It was 62 degrees when I was driving up from the south. I pulled over to stretch my legs and I turned off the car. There were a group of picnic tables improbably placed a few yard away from the road and I sat on one, stretching my legs out in front of me, my face up to the sun. The feeling can only be described as something that makes no sense to my eyes, but it's what I thought: I am grateful to be alive. Take from that what you will.

After the movie, I came back to the Inn, brewed some tea and ran a bath. In the tub, I got to thinking about what my father says about identity and how it's just the labels you wrap yourself in: daughter, writer, 25, lost, depressed, whatever. In the movie tonight, there was a part where one of the five Dylans was being interrogated and he began to recite a list of "7 Simple Rules for Getting Lost" or something to that effect, and one of the rules was "don't create anything," and I extrapolated from there, in the context of that part of the movie, that this included a persona, an identity. The movie seems to posit that anytime somebody hung a label on Dylan, his load got heavier.

I hung onto that thought for awhile. Out here, I'm nobody. I mean, I'm somebody. I'm a person, a human, a life form. But to the people I pass, the people I meet, I'm just anyone.

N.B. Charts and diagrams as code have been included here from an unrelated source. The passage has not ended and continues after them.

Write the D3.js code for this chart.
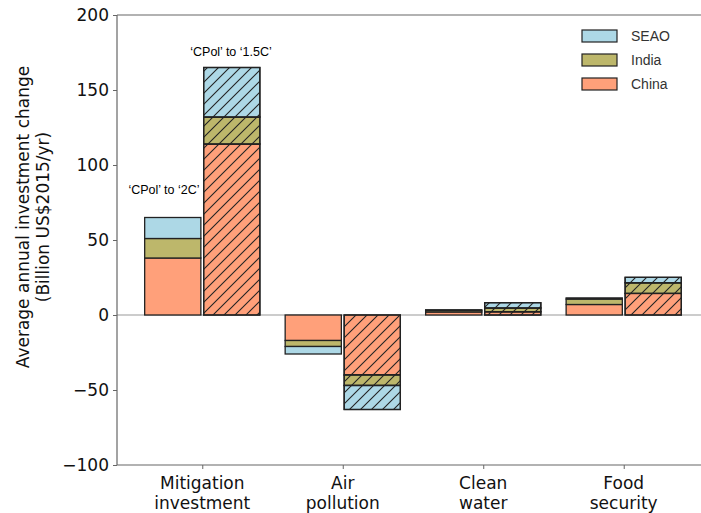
<!DOCTYPE html>
<html lang="en">
<head>
  <meta charset="UTF-8">
  <title>Average annual investment change</title>
  <script src="https://d3js.org/d3.v7.min.js"></script>
  <style>
    body { margin: 0; background: #fff; }
    svg { display: block; font-family: "DejaVu Sans", sans-serif; }
  </style>
</head>
<body>
<script>
const categories = [["Mitigation", "investment"], ["Air", "pollution"], ["Clean", "water"], ["Food", "security"]];
const regions = ["China", "India", "SEAO"];
const regionColors = ["#FFA07A", "#BDB76B", "#ADD8E6"];
const legendOrder = ["SEAO", "India", "China"];

// 'CPol' to '2C' (plain bars)
const china2C = [38, -17, 2, 7];
const india2C = [13, -4, 1, 3.6];
const seao2C = [14, -5, 0.5, 0.8];

// 'CPol' to '1.5C' (hatched bars)
const china15C = [114, -40, 2.2, 14.4];
const india15C = [18, -7, 2.5, 7.1];
const seao15C = [33, -16, 3.5, 3.6];

const yTicks = [-100, -50, 0, 50, 100, 150, 200];

const W = 701, H = 513;
const svg = d3.select("body").append("svg").attr("width", W).attr("height", H);

const x = d3.scaleLinear().domain([-0.607, 3.607]).range([117, 709]);
const y = d3.scaleLinear().domain([-100, 200]).range([465, 15]);

const defs = svg.append("defs");
const pat = defs.append("pattern")
  .attr("id", "hatch")
  .attr("patternUnits", "userSpaceOnUse")
  .attr("width", 11).attr("height", 11);
pat.append("path")
  .attr("d", "M0,11 L11,0 M-2.75,2.75 L2.75,-2.75 M8.25,13.75 L13.75,8.25")
  .attr("stroke", "#222").attr("stroke-width", 1.1);

// zero line
svg.append("line")
  .attr("x1", x.range()[0]).attr("x2", x.range()[1])
  .attr("y1", y(0)).attr("y2", y(0))
  .attr("stroke", "#999").attr("stroke-width", 1);

function stackBars(series, offset, hatched) {
  categories.forEach((c, i) => {
    let pos = 0, neg = 0;
    series.forEach((vals, r) => {
      const v = vals[i];
      let y0, y1;
      if (v >= 0) { y0 = pos; y1 = pos + v; pos = y1; }
      else { y0 = neg; y1 = neg + v; neg = y1; }
      const bx = x(i + offset - 0.2), bw = x(i + offset + 0.2) - bx;
      const top = y(Math.max(y0, y1)), h = Math.abs(y(y0) - y(y1));
      svg.append("rect")
        .attr("x", bx).attr("y", top).attr("width", bw).attr("height", h)
        .attr("fill", regionColors[r])
        .attr("stroke", "#222").attr("stroke-width", 1.3);
      if (hatched) {
        svg.append("rect")
          .attr("x", bx).attr("y", top).attr("width", bw).attr("height", h)
          .attr("fill", "url(#hatch)")
          .attr("stroke", "#222").attr("stroke-width", 1.3);
      }
    });
  });
}

stackBars([china2C, india2C, seao2C], -0.21, false);
stackBars([china15C, india15C, seao15C], 0.21, true);

// spines
const spine = svg.append("g").attr("stroke", "#666").attr("stroke-width", 1.2).attr("fill", "none");
spine.append("line").attr("x1", 117).attr("x2", 117).attr("y1", 15).attr("y2", 465);
spine.append("line").attr("x1", 117).attr("x2", 709).attr("y1", 15).attr("y2", 15);
spine.append("line").attr("x1", 117).attr("x2", 709).attr("y1", 465).attr("y2", 465);
spine.append("line").attr("x1", 709).attr("x2", 709).attr("y1", 15).attr("y2", 465);

// y axis
const yAxis = svg.append("g").attr("transform", "translate(117,0)")
  .call(d3.axisLeft(y).tickValues(yTicks).tickSize(4).tickPadding(4)
    .tickFormat(d => d < 0 ? "\u2212" + Math.abs(d) : d));
yAxis.select(".domain").remove();
yAxis.selectAll(".tick line").attr("stroke", "#666");
yAxis.selectAll(".tick text").attr("font-size", 17).attr("fill", "#111")
  .attr("font-family", "DejaVu Sans, sans-serif");

// x axis
const xAxis = svg.append("g").attr("transform", "translate(0,465)")
  .call(d3.axisBottom(x).tickValues([0, 1, 2, 3]).tickSize(4).tickFormat(""));
xAxis.select(".domain").remove();
xAxis.selectAll(".tick line").attr("stroke", "#666");
categories.forEach((c, i) => {
  const t = svg.append("text").attr("x", x(i)).attr("y", 489)
    .attr("text-anchor", "middle").attr("font-size", 17).attr("fill", "#111");
  t.append("tspan").attr("x", x(i)).attr("dy", 0).text(c[0]);
  t.append("tspan").attr("x", x(i)).attr("dy", 20).text(c[1]);
});

// y label
const yl = svg.append("text").attr("transform", "translate(23,217) rotate(-90)")
  .attr("text-anchor", "middle").attr("font-size", 17).attr("fill", "#111");
yl.append("tspan").attr("x", 0).attr("dy", 6).text("Average annual investment change");
yl.append("tspan").attr("x", 0).attr("dy", 20).text("(Billion US$2015/yr)");

// annotations
svg.append("text").attr("x", 231).attr("y", 56).attr("text-anchor", "middle")
  .attr("font-family", "Liberation Sans, Arial, sans-serif").attr("font-size", 12.5)
  .text("\u2018CPol\u2019 to \u20181.5C\u2019");
svg.append("text").attr("x", 164).attr("y", 194).attr("text-anchor", "middle")
  .attr("font-family", "Liberation Sans, Arial, sans-serif").attr("font-size", 12.5)
  .text("\u2018CPol\u2019 to \u20182C\u2019");

// legend
const leg = svg.append("g");
legendOrder.forEach((name, k) => {
  const r = regions.indexOf(name);
  const cy = 36 + k * 24;
  leg.append("rect").attr("x", 582).attr("y", cy - 6).attr("width", 35).attr("height", 12)
    .attr("fill", regionColors[r]).attr("stroke", "#222").attr("stroke-width", 1.2);
  leg.append("text").attr("x", 631).attr("y", cy + 5)
    .attr("font-family", "Liberation Sans, Arial, sans-serif").attr("font-size", 14)
    .attr("fill", "#333").text(name);
});
</script>
</body>
</html>
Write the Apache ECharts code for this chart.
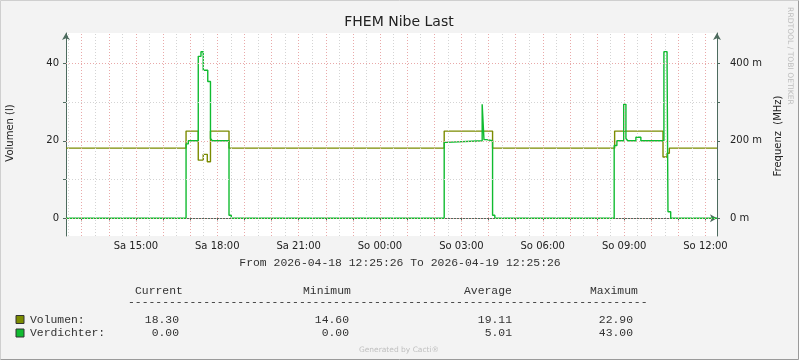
<!DOCTYPE html>
<html>
<head>
<meta charset="utf-8">
<title>FHEM Nibe Last</title>
<script src="https://cdn.jsdelivr.net/npm/echarts@6/dist/echarts.min.js"></script>
<style>
  html, body { margin: 0; padding: 0; background: #f3f3f3; }
  #chart { width: 799px; height: 360px; }
</style>
</head>
<body>
<div id="chart"></div>
<script>
// Zeitraum der Grafik
const startTime = '2026-04-18 12:25:26';
const endTime = '2026-04-19 12:25:26';

// Volumen (l): Wert gilt ab Zeitpunkt bis zum naechsten
const volumenTimes = [
  '2026-04-18 12:25:26', '2026-04-18 16:51', '2026-04-18 17:18', '2026-04-18 17:29',
  '2026-04-18 17:38', '2026-04-18 17:45', '2026-04-18 18:26',
  '2026-04-19 02:22', '2026-04-19 04:09',
  '2026-04-19 08:39', '2026-04-19 10:26', '2026-04-19 10:35', '2026-04-19 10:40',
  '2026-04-19 12:25:26'
];
const volumenValues = [
  18.1, 22.5, 15.0, 16.5,
  14.6, 22.5, 18.1,
  22.5, 18.1,
  22.5, 15.8, 16.8, 18.1,
  18.1
];

// Verdichter
const verdichterTimes = [
  '2026-04-18 12:25:26', '2026-04-18 16:51', '2026-04-18 16:56', '2026-04-18 17:18',
  '2026-04-18 17:24', '2026-04-18 17:29', '2026-04-18 17:39', '2026-04-18 17:45',
  '2026-04-18 17:49', '2026-04-18 18:26', '2026-04-18 18:31',
  '2026-04-19 02:22', '2026-04-19 02:27', '2026-04-19 03:46', '2026-04-19 03:50',
  '2026-04-19 03:56', '2026-04-19 04:09', '2026-04-19 04:14',
  '2026-04-19 08:38', '2026-04-19 08:44', '2026-04-19 08:59', '2026-04-19 09:04',
  '2026-04-19 09:08', '2026-04-19 09:26', '2026-04-19 09:37', '2026-04-19 10:28',
  '2026-04-19 10:35', '2026-04-19 10:37', '2026-04-19 10:43',
  '2026-04-19 12:25:26'
];
const verdichterValues = [
  0, 19.2, 20.0, 41.8,
  43.0, 38.2, 35.3, 20.6,
  20.0, 0.8, 0,
  19.6, 20.0, 29.4, 20.3,
  20.0, 0.8, 0,
  18.8, 20.0, 29.4, 20.6,
  20.0, 20.9, 20.0, 43.0,
  40.0, 1.7, 0,
  0
];

// Achsen-Beschriftungen
const xLabelTimes = [
  '2026-04-18 15:00', '2026-04-18 18:00', '2026-04-18 21:00', '2026-04-19 00:00',
  '2026-04-19 03:00', '2026-04-19 06:00', '2026-04-19 09:00', '2026-04-19 12:00'
];
const leftTicks = [0, 10, 20, 30, 40];
const leftLabels = [0, 20, 40];
const rightTicks = [0, 100, 200, 300, 400];
const rightLabels = [0, 200, 400];
const majorY = [0, 20, 40];
const minorY = [10, 30];

// Legende
const legendNames = ['Volumen:', 'Verdichter:'];
const currentVals = ['18.30', '0.00'];
const minVals = ['14.60', '0.00'];
const avgVals = ['19.11', '5.01'];
const maxVals = ['22.90', '43.00'];

const COL_VOL = '#7b8b00';
const COL_VERD = '#10bb30';
const COL_AXIS = '#4d6b5e';
const COL_MGRID = '#e9a9a9';
const COL_GRID = '#d4d4d4';
const WEEKDAYS = ['So', 'Mo', 'Di', 'Mi', 'Do', 'Fr', 'Sa'];

const parseT = s => new Date(s.replace(' ', 'T')).getTime();
const pad = n => String(n).padStart(2, '0');

// Stufenverlauf: am Zeitpunkt senkrecht auf den neuen Wert springen
function stepPairs(times, values) {
  const out = [];
  times.forEach((t, i) => {
    const ms = parseT(t);
    if (i > 0) out.push([ms, values[i - 1]]);
    out.push([ms, values[i]]);
  });
  return out;
}

const tMin = parseT(startTime);
const tMax = parseT(endTime);

// Gitterlinien: stuendlich (rot) und halbstuendlich (grau)
const HOUR = 3600 * 1000;
const firstHour = parseT('2026-04-18 13:00');
const hourLines = [];
const halfLines = [];
for (let t = firstHour - HOUR / 2; t < tMax; t += HOUR / 2) {
  if (t <= tMin) continue;
  if ((t - firstHour) % HOUR === 0) hourLines.push(t); else halfLines.push(t);
}

const dotted = [1, 2];
const gridMarks = [
  ...halfLines.map(t => ({ xAxis: t, lineStyle: { color: COL_GRID } })),
  ...minorY.map(v => ({ yAxis: v, lineStyle: { color: COL_GRID } })),
  ...hourLines.map(t => ({ xAxis: t, lineStyle: { color: COL_MGRID } })),
  ...majorY.map(v => ({ yAxis: v, lineStyle: { color: COL_MGRID } }))
];

const mono = 'Liberation Mono';
const monoSize = 11.4;
function monoText(x, y, text, align) {
  return {
    type: 'text', silent: true,
    style: { x, y, text, fill: '#333', font: `${monoSize}px "${mono}"`, textAlign: align || 'left', textVerticalAlign: 'middle' }
  };
}

const legendGraphics = [];
legendNames.forEach((name, i) => {
  const y = 319.5 + i * 13.5;
  legendGraphics.push({
    type: 'rect', silent: true,
    shape: { x: 16, y: y - 4, width: 8, height: 8 },
    style: { fill: i === 0 ? COL_VOL : COL_VERD, stroke: '#333', lineWidth: 1 }
  });
  legendGraphics.push(monoText(30, y, name));
  legendGraphics.push(monoText(179, y, currentVals[i], 'right'));
  legendGraphics.push(monoText(349, y, minVals[i], 'right'));
  legendGraphics.push(monoText(512, y, avgVals[i], 'right'));
  legendGraphics.push(monoText(633, y, maxVals[i], 'right'));
});

const axisLineCfg = { show: true, lineStyle: { color: COL_AXIS, width: 1 }, symbol: ['none', 'arrow'], symbolSize: [6, 7] };

const chart = echarts.init(document.getElementById('chart'));
chart.setOption({
  backgroundColor: '#f3f3f3',
  animation: false,
  grid: { left: 66, right: 82, top: 33, bottom: 124, show: true, backgroundColor: '#ffffff', borderWidth: 0 },
  xAxis: {
    type: 'value', min: tMin, max: tMax, scale: true,
    axisLine: axisLineCfg,
    axisTick: { show: true, length: 3, lineStyle: { color: COL_AXIS }, customValues: hourLines },
    axisLabel: {
      customValues: xLabelTimes.map(parseT),
      color: '#222', fontFamily: 'DejaVu Sans', fontSize: 10, margin: 5,
      formatter: v => { const d = new Date(v); return WEEKDAYS[d.getDay()] + ' ' + pad(d.getHours()) + ':' + pad(d.getMinutes()); }
    },
    splitLine: { show: false }
  },
  yAxis: [
    {
      type: 'value', min: -4.57, max: 47.82, position: 'left',
      axisLine: axisLineCfg,
      axisTick: { show: true, length: 3, lineStyle: { color: COL_AXIS }, customValues: leftTicks },
      axisLabel: { customValues: leftLabels, color: '#222', fontFamily: 'DejaVu Sans', fontSize: 10, margin: 7 },
      splitLine: { show: false }
    },
    {
      type: 'value', min: -45.7, max: 478.2, position: 'right',
      axisLine: axisLineCfg,
      axisTick: { show: true, length: 3, lineStyle: { color: COL_AXIS }, customValues: rightTicks },
      axisLabel: { customValues: rightLabels, color: '#222', fontFamily: 'DejaVu Sans', fontSize: 10, margin: 13, formatter: v => v + ' m' },
      splitLine: { show: false }
    }
  ],
  series: [
    {
      name: 'grid', type: 'line', data: [], silent: true, z: 1,
      markLine: {
        silent: true, symbol: 'none', label: { show: false },
        lineStyle: { type: dotted, width: 1 },
        emphasis: { disabled: true },
        data: gridMarks
      }
    },
    {
      name: 'Volumen', type: 'line', showSymbol: false, symbol: 'none', z: 3,
      data: stepPairs(volumenTimes, volumenValues),
      lineStyle: { color: COL_VOL, width: 1.4 }, itemStyle: { color: COL_VOL }
    },
    {
      name: 'Verdichter', type: 'line', showSymbol: false, symbol: 'none', z: 4,
      data: stepPairs(verdichterTimes, verdichterValues),
      lineStyle: { color: COL_VERD, width: 1.4 }, itemStyle: { color: COL_VERD }
    }
  ],
  graphic: [
    // Rahmen
    { type: 'polyline', silent: true, shape: { points: [[0.5, 359.5], [0.5, 0.5], [798.5, 0.5]] }, style: { stroke: '#cfcfcf', lineWidth: 1, fill: null } },
    { type: 'polyline', silent: true, shape: { points: [[0.5, 359.5], [798.5, 359.5], [798.5, 0.5]] }, style: { stroke: '#9a9a9a', lineWidth: 1, fill: null } },
    { type: 'text', silent: true, style: { x: 399, y: 22, text: 'FHEM Nibe Last', fill: '#222', font: '14px "DejaVu Sans"', textAlign: 'center', textVerticalAlign: 'middle' } },
    { type: 'text', silent: true, x: 10, y: 133, rotation: Math.PI / 2, style: { x: 0, y: 0, text: 'Volumen (l)', fill: '#222', font: '10px "DejaVu Sans"', textAlign: 'center', textVerticalAlign: 'middle' } },
    { type: 'text', silent: true, x: 778, y: 136, rotation: Math.PI / 2, style: { x: 0, y: 0, text: 'Frequenz  (MHz)', fill: '#222', font: '10px "DejaVu Sans"', textAlign: 'center', textVerticalAlign: 'middle' } },
    { type: 'text', silent: true, x: 790, y: 56, rotation: -Math.PI / 2, style: { x: 0, y: 0, text: 'RRDTOOL / TOBI OETIKER', fill: '#bdbdbd', font: '7.6px "DejaVu Sans"', textAlign: 'center', textVerticalAlign: 'middle' } },
    monoText(400, 262.5, 'From 2026-04-18 12:25:26 To 2026-04-19 12:25:26', 'center'),
    monoText(135, 290.5, 'Current'),
    monoText(303, 290.5, 'Minimum'),
    monoText(464, 290.5, 'Average'),
    monoText(590, 290.5, 'Maximum'),
    monoText(128, 302, '-'.repeat(76)),
    ...legendGraphics,
    { type: 'text', silent: true, style: { x: 399, y: 350, text: 'Generated by Cacti®', fill: '#c0c0c0', font: '7.5px "DejaVu Sans"', textAlign: 'center', textVerticalAlign: 'middle' } }
  ]
});
</script>
</body>
</html>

And that is the definition of freedom, in some form, and it makes me giddy to continue.

Misc:
  • "I'm Not There" might actually be better if you don't know anything about Dylan, now that I really think about it.
  • Sam's Town was all booked when I went to go make a reservation tonight--not such a big tragedy as I first felt, since now I'm staying in a suite at the MGM Grand. Expedia is the king of the last minute deal, no kiddin'.
  • OH! And this morning, I left my pillow at the Microtel in Amarillo, but they're going to hang onto it for me, which means I have to pass through Amarillo again on the way home. I just can't give up that pillow--it's goosedown and my mother gave it to me as an Easter present one year (since we're not really down with the candy in my house, I always get something weird for Easter, like a CD, a book or, in this case, bedding). Plus, the pillowcase on it is actually not technically mine. In the words of Jessica Simpson in the Macy's holiday commercial where Martha Stewart is bossing everyone around: Oops, my bad. There's a story I'll never forget, though.
  • It's called The Inn on Paseo, 630 Paseo de Peralta, Santa Fe, NM and it's more like a boarding house than a hotel, with charming common spaces, big bathrooms and it totally feels like home. Only with less stuff on the floor.
  • After IDing me for the R-rated movie (seriously, this happens to me everywhere; I think it's how I wear my hair), this exchange took place:
    • Movie ticket guy: "So what brings you to Santa Fe?"
    • Me: "The movie wasn't playing in New York."
Photos are in reverse order, because I'm tiiiiiired.

My plans for the evening: bath, drink some water from that big green bottle, take notes for this entry, towel off, write this entry, bed.



The clouds aren't lower, the road is just higher. For real, that's at, like, 5,000 feet above sea level.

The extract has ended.